__EXERCISE AIM__:
Write the data out again exactly, with no pictures.

__DATA EXCERPT__:

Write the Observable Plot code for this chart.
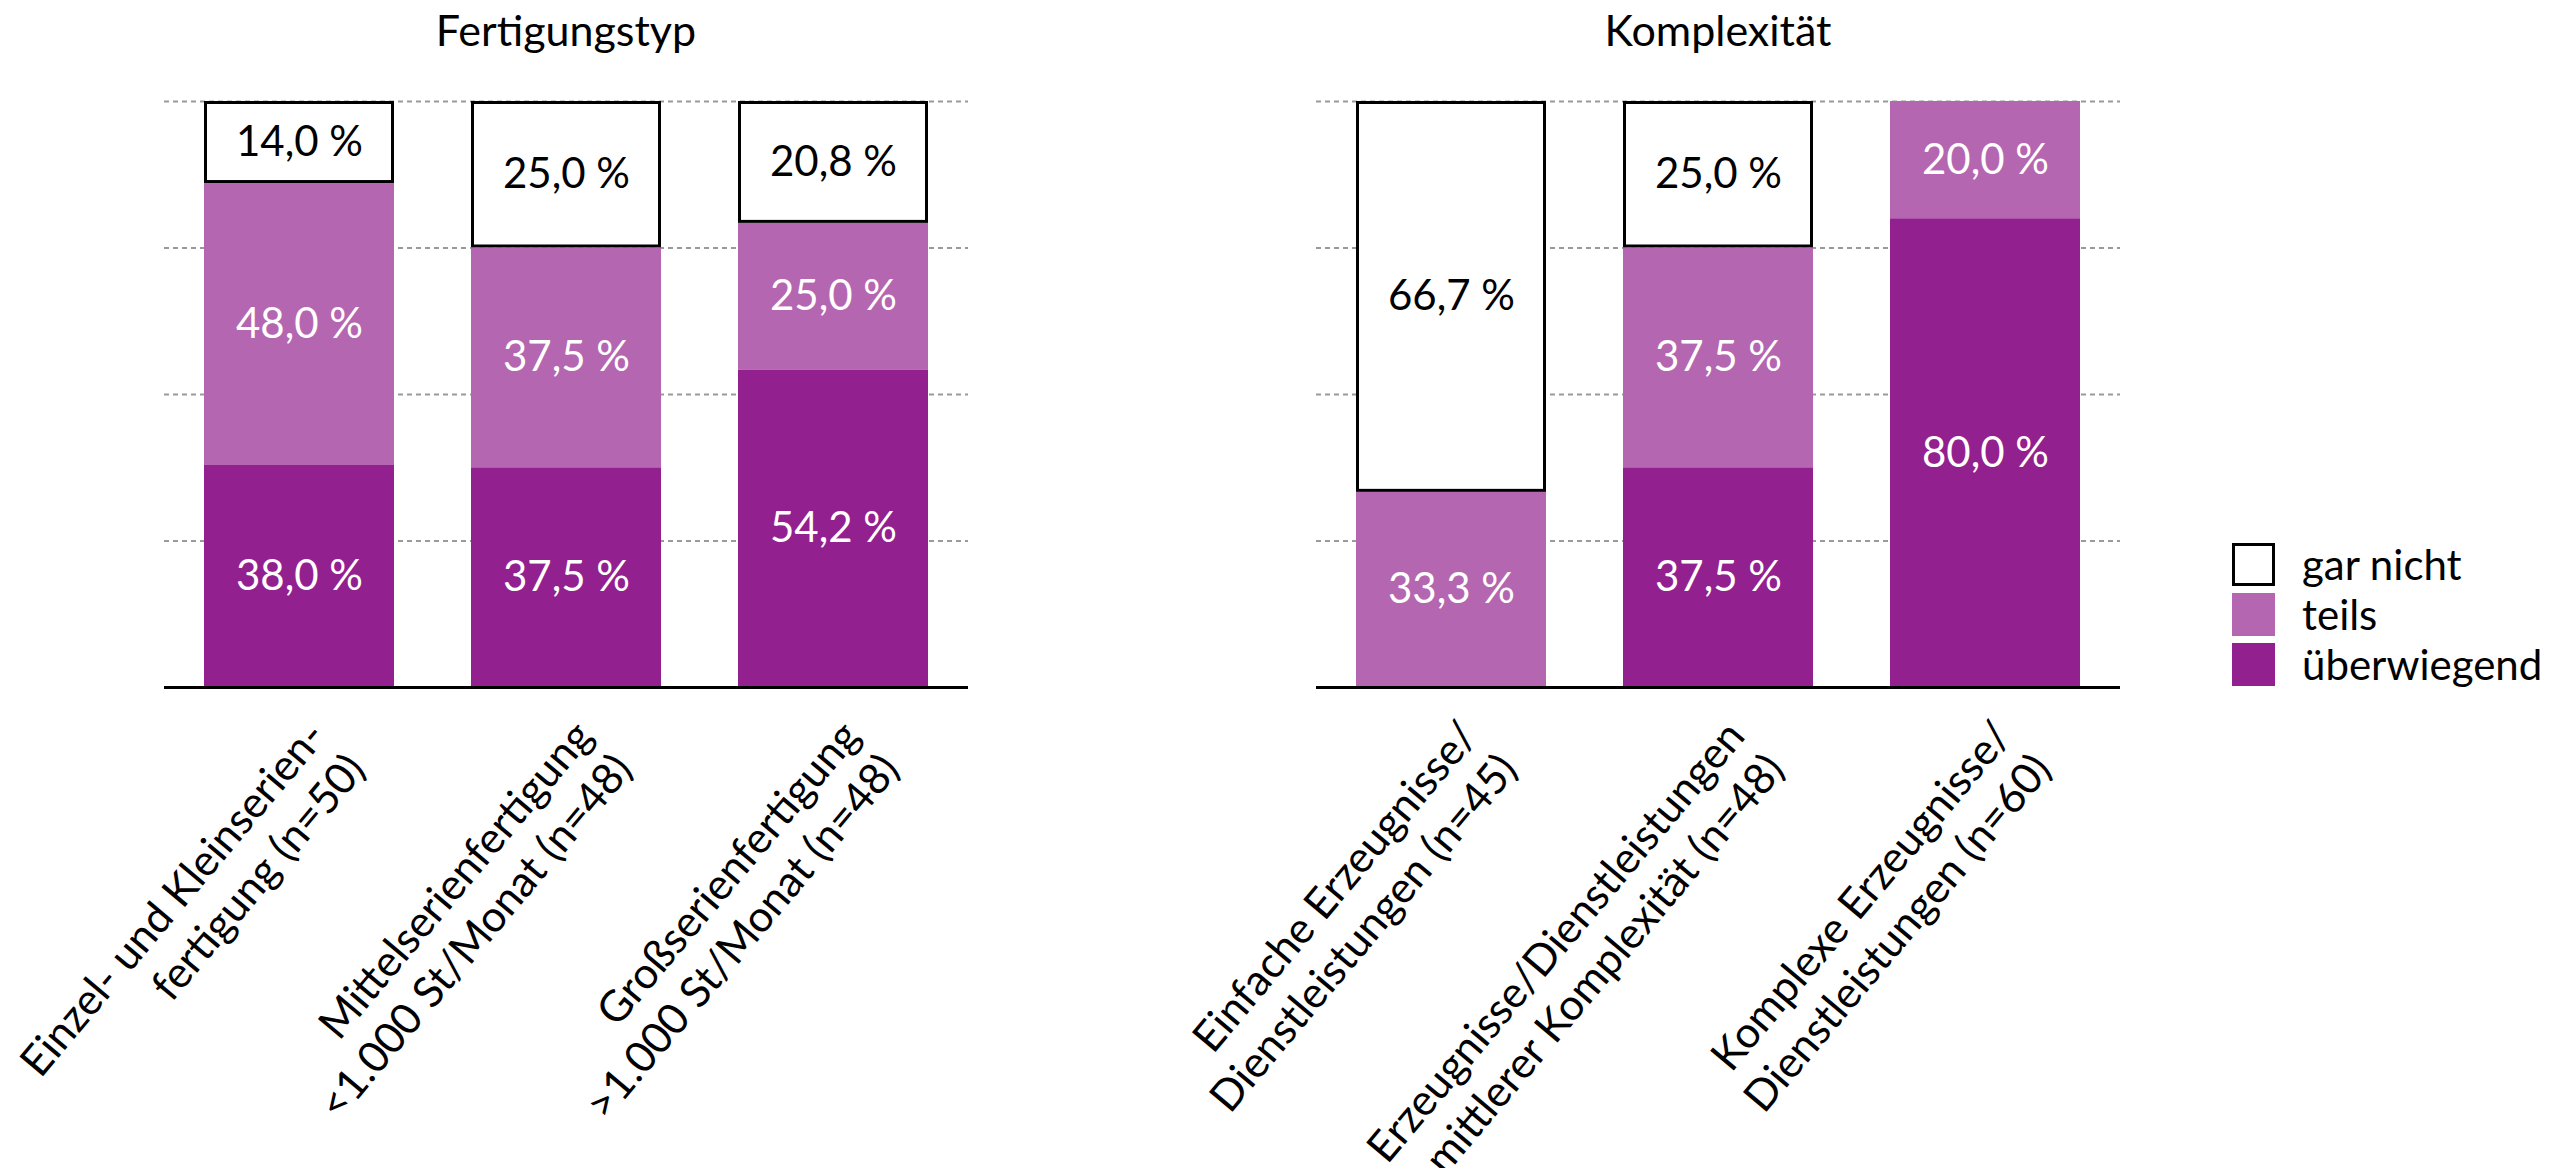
<!DOCTYPE html>
<html><head><meta charset="utf-8">
<script src="https://cdn.jsdelivr.net/npm/d3@7"></script>
<script src="https://cdn.jsdelivr.net/npm/@observablehq/plot@0.6"></script>
<style>
body{margin:0;background:#fff;font-family:Lato,sans-serif;}
#root{position:relative;width:2574px;height:1168px;overflow:hidden;background:#fff}
.panel{position:absolute;top:0;width:988px;height:1168px}
.title{position:absolute;top:4px;left:164px;width:804px;text-align:center;font-size:43px;line-height:1.2;color:#000}
.chart{position:absolute;top:70px;left:0}
.legend{position:absolute;left:2232px;top:539px}
.item{display:flex;align-items:center;height:50px}
.sw{width:43px;height:43px;box-sizing:border-box;margin-right:27px}
.lab{font-size:42px;color:#000;line-height:1}
</style></head>
<body><div id="root"></div>
<script>
// ---- data ----
const seriesNames = ["überwiegend", "teils", "gar nicht"];
const seriesColors = ["#93208f", "#b467b0", "#ffffff"];
const legendOrder = ["gar nicht", "teils", "überwiegend"];

const fertTitle = "Fertigungstyp";
const fertCats = ["einzel", "mittel", "gross"];
const fertLabels = ["Einzel- und Kleinserien-\nfertigung (n=50)", "Mittelserienfertigung\n<1.000 St/Monat (n=48)", "Großserienfertigung\n>1.000 St/Monat (n=48)"];
const fertUeberwiegend = [38.0, 37.5, 54.2];
const fertTeils = [48.0, 37.5, 25.0];
const fertGarNicht = [14.0, 25.0, 20.8];

const kompTitle = "Komplexität";
const kompCats = ["einfach", "mittel", "komplex"];
const kompLabels = ["Einfache Erzeugnisse/\nDienstleistungen (n=45)", "Erzeugnisse/Dienstleistungen\nmittlerer Komplexität (n=48)", "Komplexe Erzeugnisse/\nDienstleistungen (n=60)"];
const kompUeberwiegend = [0, 37.5, 80.0];
const kompTeils = [33.3, 37.5, 20.0];
const kompGarNicht = [66.7, 25.0, 0];

const gridTicks = [25, 50, 75, 100];

function build(cats, ue, te, gn) {
  const rows = [];
  cats.forEach((c, i) => {
    [[seriesNames[0], ue[i]], [seriesNames[1], te[i]], [seriesNames[2], gn[i]]].forEach(([s, v]) => {
      if (v > 0) rows.push({cat: c, series: s, value: v});
    });
  });
  return rows;
}
const fmt = v => v.toFixed(1).replace(".", ",") + " %";

function panel(title, cats, labels, data, left) {
  const div = document.createElement("div");
  div.className = "panel";
  div.style.left = left + "px";
  const t = document.createElement("div");
  t.className = "title";
  t.textContent = title;
  div.appendChild(t);
  const labelMap = new Map(cats.map((c, i) => [c, labels[i]]));
  const stackOpts = {x: "cat", y: "value", z: "series", order: seriesNames};
  const chart = Plot.plot({
    width: 988,
    height: 1098,
    marginLeft: 164,
    marginRight: 20,
    marginTop: 31,
    marginBottom: 481,
    style: {fontFamily: "Lato, sans-serif", fontSize: "42px", background: "transparent", overflow: "visible"},
    x: {domain: cats, paddingInner: 0.29, paddingOuter: 0.15},
    y: {domain: [0, 100], axis: null},
    color: {domain: seriesNames, range: seriesColors},
    marks: [
      Plot.ruleY(gridTicks, {stroke: "#9a9a9a", strokeWidth: 2, strokeDasharray: "5,4"}),
      Plot.barY(data, Plot.stackY({...stackOpts, fill: "series"})),
      Plot.barY(data, Plot.stackY({...stackOpts, fill: "none", stroke: d => d.series === "gar nicht" ? "#000" : "none", strokeWidth: 3, inset: 1.5})),
      Plot.text(data, Plot.stackY({...stackOpts, text: d => fmt(d.value), fill: d => d.series === "gar nicht" ? "#000" : "#fff", fontSize: 42})),
      Plot.ruleY([0], {stroke: "#000", strokeWidth: 3}),
      Plot.axisX({tickSize: 0, tickPadding: 0, tickRotate: -50, textAnchor: "end", lineAnchor: "top", lineHeight: 1.2, fontSize: 43, dy: 26, fill: "#000", tickFormat: d => labelMap.get(d), label: null})
    ]
  });
  chart.classList.add("chart");
  div.appendChild(chart);
  return div;
}

const root = document.getElementById("root");
root.appendChild(panel(fertTitle, fertCats, fertLabels, build(fertCats, fertUeberwiegend, fertTeils, fertGarNicht), 0));
root.appendChild(panel(kompTitle, kompCats, kompLabels, build(kompCats, kompUeberwiegend, kompTeils, kompGarNicht), 1152));

const legend = document.createElement("div");
legend.className = "legend";
legendOrder.forEach(s => {
  const item = document.createElement("div");
  item.className = "item";
  const sw = document.createElement("div");
  sw.className = "sw";
  const col = seriesColors[seriesNames.indexOf(s)];
  sw.style.background = col;
  if (s === "gar nicht") sw.style.border = "3px solid #000";
  const lab = document.createElement("span");
  lab.className = "lab";
  lab.textContent = s;
  item.appendChild(sw);
  item.appendChild(lab);
  legend.appendChild(item);
});
root.appendChild(legend);
</script>
</body></html>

__ANSWER FOR THE TASK__:
Write the Observable Plot code for this chart.
<!DOCTYPE html>
<html><head><meta charset="utf-8">
<script src="https://cdn.jsdelivr.net/npm/d3@7"></script>
<script src="https://cdn.jsdelivr.net/npm/@observablehq/plot@0.6"></script>
<style>
body{margin:0;background:#fff;font-family:Lato,sans-serif;}
#root{position:relative;width:2574px;height:1168px;overflow:hidden;background:#fff}
.panel{position:absolute;top:0;width:988px;height:1168px}
.title{position:absolute;top:4px;left:164px;width:804px;text-align:center;font-size:43px;line-height:1.2;color:#000}
.chart{position:absolute;top:70px;left:0}
.legend{position:absolute;left:2232px;top:539px}
.item{display:flex;align-items:center;height:50px}
.sw{width:43px;height:43px;box-sizing:border-box;margin-right:27px}
.lab{font-size:42px;color:#000;line-height:1}
</style></head>
<body><div id="root"></div>
<script>
// ---- data ----
const seriesNames = ["überwiegend", "teils", "gar nicht"];
const seriesColors = ["#93208f", "#b467b0", "#ffffff"];
const legendOrder = ["gar nicht", "teils", "überwiegend"];

const fertTitle = "Fertigungstyp";
const fertCats = ["einzel", "mittel", "gross"];
const fertLabels = ["Einzel- und Kleinserien-\nfertigung (n=50)", "Mittelserienfertigung\n<1.000 St/Monat (n=48)", "Großserienfertigung\n>1.000 St/Monat (n=48)"];
const fertUeberwiegend = [38.0, 37.5, 54.2];
const fertTeils = [48.0, 37.5, 25.0];
const fertGarNicht = [14.0, 25.0, 20.8];

const kompTitle = "Komplexität";
const kompCats = ["einfach", "mittel", "komplex"];
const kompLabels = ["Einfache Erzeugnisse/\nDienstleistungen (n=45)", "Erzeugnisse/Dienstleistungen\nmittlerer Komplexität (n=48)", "Komplexe Erzeugnisse/\nDienstleistungen (n=60)"];
const kompUeberwiegend = [0, 37.5, 80.0];
const kompTeils = [33.3, 37.5, 20.0];
const kompGarNicht = [66.7, 25.0, 0];

const gridTicks = [25, 50, 75, 100];

function build(cats, ue, te, gn) {
  const rows = [];
  cats.forEach((c, i) => {
    [[seriesNames[0], ue[i]], [seriesNames[1], te[i]], [seriesNames[2], gn[i]]].forEach(([s, v]) => {
      if (v > 0) rows.push({cat: c, series: s, value: v});
    });
  });
  return rows;
}
const fmt = v => v.toFixed(1).replace(".", ",") + " %";

function panel(title, cats, labels, data, left) {
  const div = document.createElement("div");
  div.className = "panel";
  div.style.left = left + "px";
  const t = document.createElement("div");
  t.className = "title";
  t.textContent = title;
  div.appendChild(t);
  const labelMap = new Map(cats.map((c, i) => [c, labels[i]]));
  const stackOpts = {x: "cat", y: "value", z: "series", order: seriesNames};
  const chart = Plot.plot({
    width: 988,
    height: 1098,
    marginLeft: 164,
    marginRight: 20,
    marginTop: 31,
    marginBottom: 481,
    style: {fontFamily: "Lato, sans-serif", fontSize: "42px", background: "transparent", overflow: "visible"},
    x: {domain: cats, paddingInner: 0.29, paddingOuter: 0.15},
    y: {domain: [0, 100], axis: null},
    color: {domain: seriesNames, range: seriesColors},
    marks: [
      Plot.ruleY(gridTicks, {stroke: "#9a9a9a", strokeWidth: 2, strokeDasharray: "5,4"}),
      Plot.barY(data, Plot.stackY({...stackOpts, fill: "series"})),
      Plot.barY(data, Plot.stackY({...stackOpts, fill: "none", stroke: d => d.series === "gar nicht" ? "#000" : "none", strokeWidth: 3, inset: 1.5})),
      Plot.text(data, Plot.stackY({...stackOpts, text: d => fmt(d.value), fill: d => d.series === "gar nicht" ? "#000" : "#fff", fontSize: 42})),
      Plot.ruleY([0], {stroke: "#000", strokeWidth: 3}),
      Plot.axisX({tickSize: 0, tickPadding: 0, tickRotate: -50, textAnchor: "end", lineAnchor: "top", lineHeight: 1.2, fontSize: 43, dy: 26, fill: "#000", tickFormat: d => labelMap.get(d), label: null})
    ]
  });
  chart.classList.add("chart");
  div.appendChild(chart);
  return div;
}

const root = document.getElementById("root");
root.appendChild(panel(fertTitle, fertCats, fertLabels, build(fertCats, fertUeberwiegend, fertTeils, fertGarNicht), 0));
root.appendChild(panel(kompTitle, kompCats, kompLabels, build(kompCats, kompUeberwiegend, kompTeils, kompGarNicht), 1152));

const legend = document.createElement("div");
legend.className = "legend";
legendOrder.forEach(s => {
  const item = document.createElement("div");
  item.className = "item";
  const sw = document.createElement("div");
  sw.className = "sw";
  const col = seriesColors[seriesNames.indexOf(s)];
  sw.style.background = col;
  if (s === "gar nicht") sw.style.border = "3px solid #000";
  const lab = document.createElement("span");
  lab.className = "lab";
  lab.textContent = s;
  item.appendChild(sw);
  item.appendChild(lab);
  legend.appendChild(item);
});
root.appendChild(legend);
</script>
</body></html>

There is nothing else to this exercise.